The setting of this fantasy-of-manners is reminiscent of England during the Regency era, but a world and a history different from our own, where various forms of magic have helped to shape that history—although only the formal “magick” performed by men of the upper classes is acceptable and respectable. The style of the prose has an early nineteenth century flavor, with delightful touches of Austenian irony.
Ivy Lockwell is the oldest of three sisters. Brought up in comfortable circumstances, they are slowly coming down in the world, due to the mental decline of their magician father. They are forced to rely on his small inherited income and they live in a house that belongs to their mother but which, due to an entail, will pass to a disagreeable male cousin on her death instead of to her own children. Yes—shades of Pride and Prejudice!— should either parent die before the girls marry, Ivy and her sisters could go from living in modest circumstances to genuine poverty. Indeed, since their mother is far from capable at handling money, it is only because of practical Ivy’s guiding influence and her insistence on economies that her mother is resistant to make that they have managed as well as they have.
There are mysteries surrounding Mr. Lockwell’s mental illness, and warnings that he left for Ivy in the form of riddles and puzzles. As Ivy gradually comes to understand, these involve dangers that imperil not only their country but their entire world. In addition, Ivy has always felt that she ought to be able to work magick, that it is only by magick that she can cure her father, since magick appears to have been the source of his illness—but unfortunately her efforts to do so have always failed, and she has no one to turn to for guidance because in their society women are not magicians.
Two other characters alternate with Ivy as protagonists and viewpoint characters.
One is the young nobleman, Dashton Rafferdy. Rafferdy is something of a social butterfly, witty and fashionable, but there is a certain dissatisfaction beneath his frivolous exterior. The problem is that he doesn’t know what would satisfy him or give his life meaning. At one point he thinks it might be Ivy, and she returns his affection, but they both know that anything more than friendship between them is impossible, because of the wide difference in their social stations. Meanwhile, the mysterious Mr. Bennick, an ex-magician, is trying to lure him into the study and practice of magick, for which Rafferdy has apparently inherited an aptitude from distant ancestors, but he is skeptical and resists.

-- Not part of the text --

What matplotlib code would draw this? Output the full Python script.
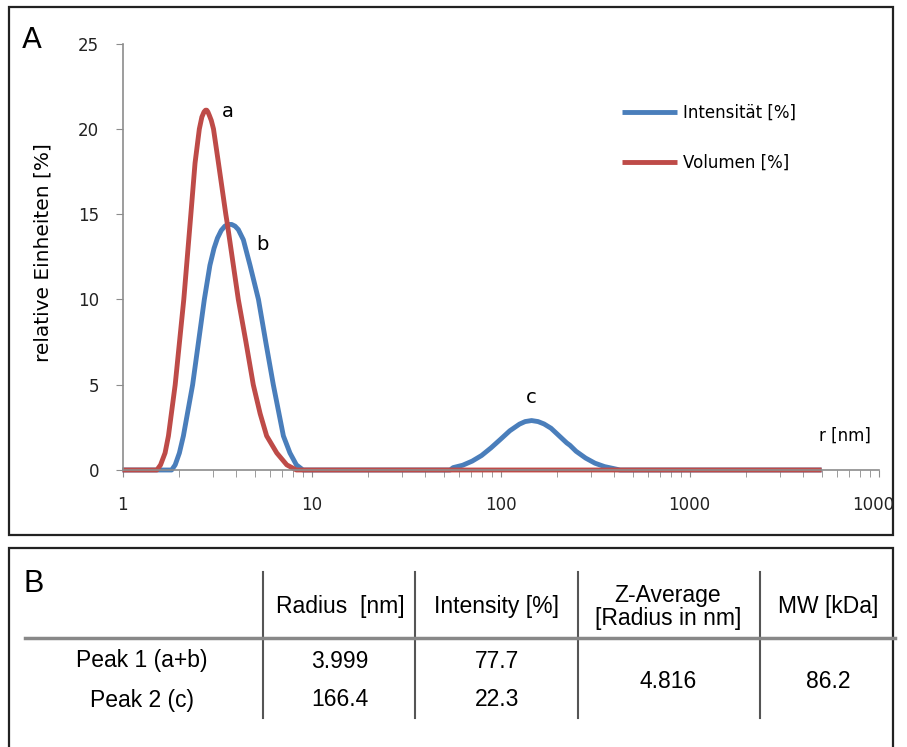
import matplotlib.pyplot as plt
from matplotlib.patches import Rectangle
from matplotlib.lines import Line2D
from matplotlib.ticker import FixedLocator, LogLocator, NullFormatter
from matplotlib.transforms import Bbox, TransformedBbox

# radius [nm] and relative units [%]
vol_r = [1.0, 1.52, 1.59, 1.68, 1.75, 1.90, 2.11, 2.30, 2.42, 2.55, 2.63, 2.70, 2.75, 2.79,
         2.83, 2.88, 2.95, 3.03, 3.20, 3.52, 3.59, 4.10, 4.50, 4.92, 5.35, 5.79, 6.55, 7.40,
         8.32, 5000]
vol_y = [0, 0, 0.3, 1, 2, 5, 10, 15, 18, 20, 20.7, 21.0, 21.1, 21.1,
         21.0, 20.8, 20.5, 20, 18.2, 15, 14.4, 10, 7.5, 5, 3.3, 2, 1, 0.3,
         0, 0]

int_r = [1.0, 1.82, 1.90, 2.00, 2.10, 2.35, 2.71, 2.90, 3.05, 3.18, 3.33, 3.48, 3.63, 3.78,
         3.94, 4.10, 4.36, 4.73, 5.24, 5.75, 6.28, 7.10, 7.69, 8.32, 9.02,
         54.1, 56.2, 63.1, 70.8, 79.4, 89.1, 100, 112, 126, 135, 146, 158, 170, 185, 200, 224,
         233, 251, 282, 316, 355, 398, 429, 5000]
int_y = [0, 0, 0.3, 1, 2, 5, 10, 12, 13, 13.6, 14.05, 14.3, 14.4, 14.4,
         14.3, 14.1, 13.5, 12, 10, 7.4, 5, 2, 1, 0.3, 0,
         0, 0.14, 0.28, 0.52, 0.85, 1.3, 1.8, 2.3, 2.69, 2.84, 2.9, 2.84, 2.7, 2.45, 2.1, 1.59,
         1.45, 1.1, 0.7, 0.4, 0.2, 0.08, 0, 0]

col_names = ['Radius  [nm]', 'Intensity [%]', 'Z-Average\n[Radius in nm]', 'MW [kDa]']
row_names = ['Peak 1 (a+b)', 'Peak 2 (c)']
radius = ['3.999', '166.4']
intensity = ['77.7', '22.3']
z_average = '4.816'
mw = '86.2'

blue = '#4a7ebb'
red = '#be4b48'
W, H = 907, 747

fig = plt.figure(figsize=(9.07, 7.47), dpi=100)

def fx(px):
    return px / W

def fy(py):
    return 1 - py / H

# panel frames
fig.add_artist(Rectangle((fx(9), fy(535)), fx(884), 528 / H, fill=False, ec='#222222', lw=1.6))
fig.add_artist(Rectangle((fx(9), fy(770)), fx(884), 222 / H, fill=False, ec='#222222', lw=1.6))

ax = fig.add_axes([fx(122.5), fy(470), 756 / W, 426.3 / H])
ax.plot(int_r, int_y, color=blue, lw=3.5, clip_on=False, label='Intensität [%]', solid_capstyle='butt')
ax.plot(vol_r, vol_y, color=red, lw=3.5, clip_on=False, label='Volumen [%]', solid_capstyle='butt')
ax.set_xscale('log')
ax.set_xlim(1, 10000)
ax.set_ylim(0, 25)
ax.xaxis.set_major_locator(FixedLocator([1, 10, 100, 1000, 10000]))
ax.set_xticklabels(['1', '10', '100', '1000', '10000'])
ax.xaxis.set_minor_locator(LogLocator(base=10, subs=range(2, 10)))
ax.xaxis.set_minor_formatter(NullFormatter())
ax.set_yticks([0, 5, 10, 15, 20, 25])
for s in ['top', 'right']:
    ax.spines[s].set_visible(False)
for s in ['left', 'bottom']:
    ax.spines[s].set_color('#8c8c8c')
    ax.spines[s].set_linewidth(1.2)
ax.tick_params(axis='x', which='both', direction='out', length=5, color='#8c8c8c', pad=14,
               labelsize=12, labelcolor='#222222')
ax.tick_params(axis='y', direction='out', length=5, color='#8c8c8c', pad=12,
               labelsize=12, labelcolor='#222222')
ax.set_ylabel('relative Einheiten [%]', fontsize=14.5)
ax.yaxis.set_label_coords(-0.093, 0.51)

# the last x label is cut by the panel frame in the reference
clip = TransformedBbox(Bbox.from_extents(0, 0, fx(893), 1), fig.transFigure)
for t in ax.xaxis.get_major_ticks():
    t.label1.set_clip_on(True)
    t.label1.set_clip_box(clip)

ax.text(3.6, 21.0, 'a', fontsize=14, ha='center', va='center')
ax.text(5.47, 13.2, 'b', fontsize=14, ha='center', va='center')
ax.text(145, 4.28, 'c', fontsize=14, ha='center', va='center')
ax.text(6640, 2.0, 'r [nm]', fontsize=12, ha='center', va='center')

ax.legend(loc='upper left', bbox_to_anchor=(fx(622), fy(104)), bbox_transform=fig.transFigure,
          frameon=False, fontsize=12, handlelength=3.3, handletextpad=0.35, labelspacing=1.9,
          borderpad=0, borderaxespad=0)

fig.text(fx(22), fy(40), 'A', fontsize=21, va='center', ha='left')

# table B
tfont = ['Liberation Sans', 'DejaVu Sans']
fig.text(fx(24), fy(584), 'B', fontsize=22, va='center', ha='left', family=tfont)
for xv in [263, 415, 578, 760]:
    fig.add_artist(Line2D([fx(xv), fx(xv)], [fy(572), fy(718)], color='#555555', lw=1.5))
fig.add_artist(Line2D([fx(25), fx(895)], [fy(638), fy(638)], color='#888888', lw=2.5))

col_x = [340, 497, 668, 828]
for cx, name in zip(col_x, col_names):
    fig.text(fx(cx), fy(607), name, fontsize=16.5, ha='center', va='center', family=tfont,
             linespacing=1.05)
for ry, name, rad, inten in zip([661, 700], row_names, radius, intensity):
    fig.text(fx(142), fy(ry), name, fontsize=16.5, ha='center', va='center', family=tfont)
    fig.text(fx(340), fy(ry), rad, fontsize=16.5, ha='center', va='center', family=tfont)
    fig.text(fx(497), fy(ry), inten, fontsize=16.5, ha='center', va='center', family=tfont)
fig.text(fx(668), fy(681), z_average, fontsize=16.5, ha='center', va='center', family=tfont)
fig.text(fx(828), fy(681), mw, fontsize=16.5, ha='center', va='center', family=tfont)

fig.savefig('out.png', dpi=100)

The other main character is his friend Eldyn Garritt. Eldyn does have a goal. His family, too, has come down in the world, although from a higher status than the Lockwoods. His dissolute father disgraced the family, squandered his fortune, and then when he died left Eldyn with the responsibility of looking after and providing for a younger half-sister, with nothing to live on, a gentleman’s education (which is to say: no training for a lucrative profession), and a sense that he owes it to his sister to restore her to their original place in society. Desperate for money to invest in what looks like a promising venture that might solve all his problems, he is pressed to accept a loan from a man he already distrusts, and finds himself up to his ears in what increasingly looks like a plot against the king. And, oh yes, the company he invested his money in turns out to be a swindle.
When tragedy strikes the Lockwell family, and their financial situation is found to be even worse than she feared, Ivy takes a job with her father’s old friend, Mr. Quent, as governess to his two young wards. During her time on Mr. Quent’s secluded country estate—a period which encompasses several chapters—the plot takes a gothic turn, but it’s all preparation for what Ivy will face when she returns to the city and her path will cross that of Rafferdy and Garritt again. And (this is no spoiler, because the title gives it away) she also finds a new love.
One thing that I particularly liked was that the characters are true products of their society and the time period it is based on. Beckett doesn’t give in to the temptation to make them more sympathetic by giving them attitudes and values more in keeping with our own times. As a result, they sometimes suffer heartbreak because they hold true to the values of their society, but they don’t give in to self-pity because of it. They grieve for what might have been, but they move on with their lives to the best of their abilities. Some readers might find this frustrating—they may want the characters to do what they themselves would do in the same situation (as though they would ever find themselves under the same sort of pressures)—but for me these small daily acts of courage earned as much sympathy as greater acts of rebellion might, and are more plausible within the setting.
The book has flaws, as many other reviewers have pointed out. There are odd aspects of the worldbuilding which I felt ought to be explained, but never are—leaving me to wonder if the author had even worked out an answer. Some important characters are underdeveloped. I sometimes wondered how well Beckett actually knows the Regency period. It’s the author’s invented world, and it’s his prerogative to make what changes he will, but some things still grated, as I couldn’t decide whether they were deliberate or the result of careless research.
Since this is the first volume in a trilogy, quite a bit of time is spent setting up events that will not develop until later volumes, which makes for a somewhat slow start, and of course with two more volumes to follow not every plot line is neatly wound up by the last page. But once things start moving there is plenty of magic, politics, mystery, and romance, and an ending that was satisfying enough to tide me over until the next volume (which I was not slow in obtaining), while leaving me eager to find out where the story would take the characters next.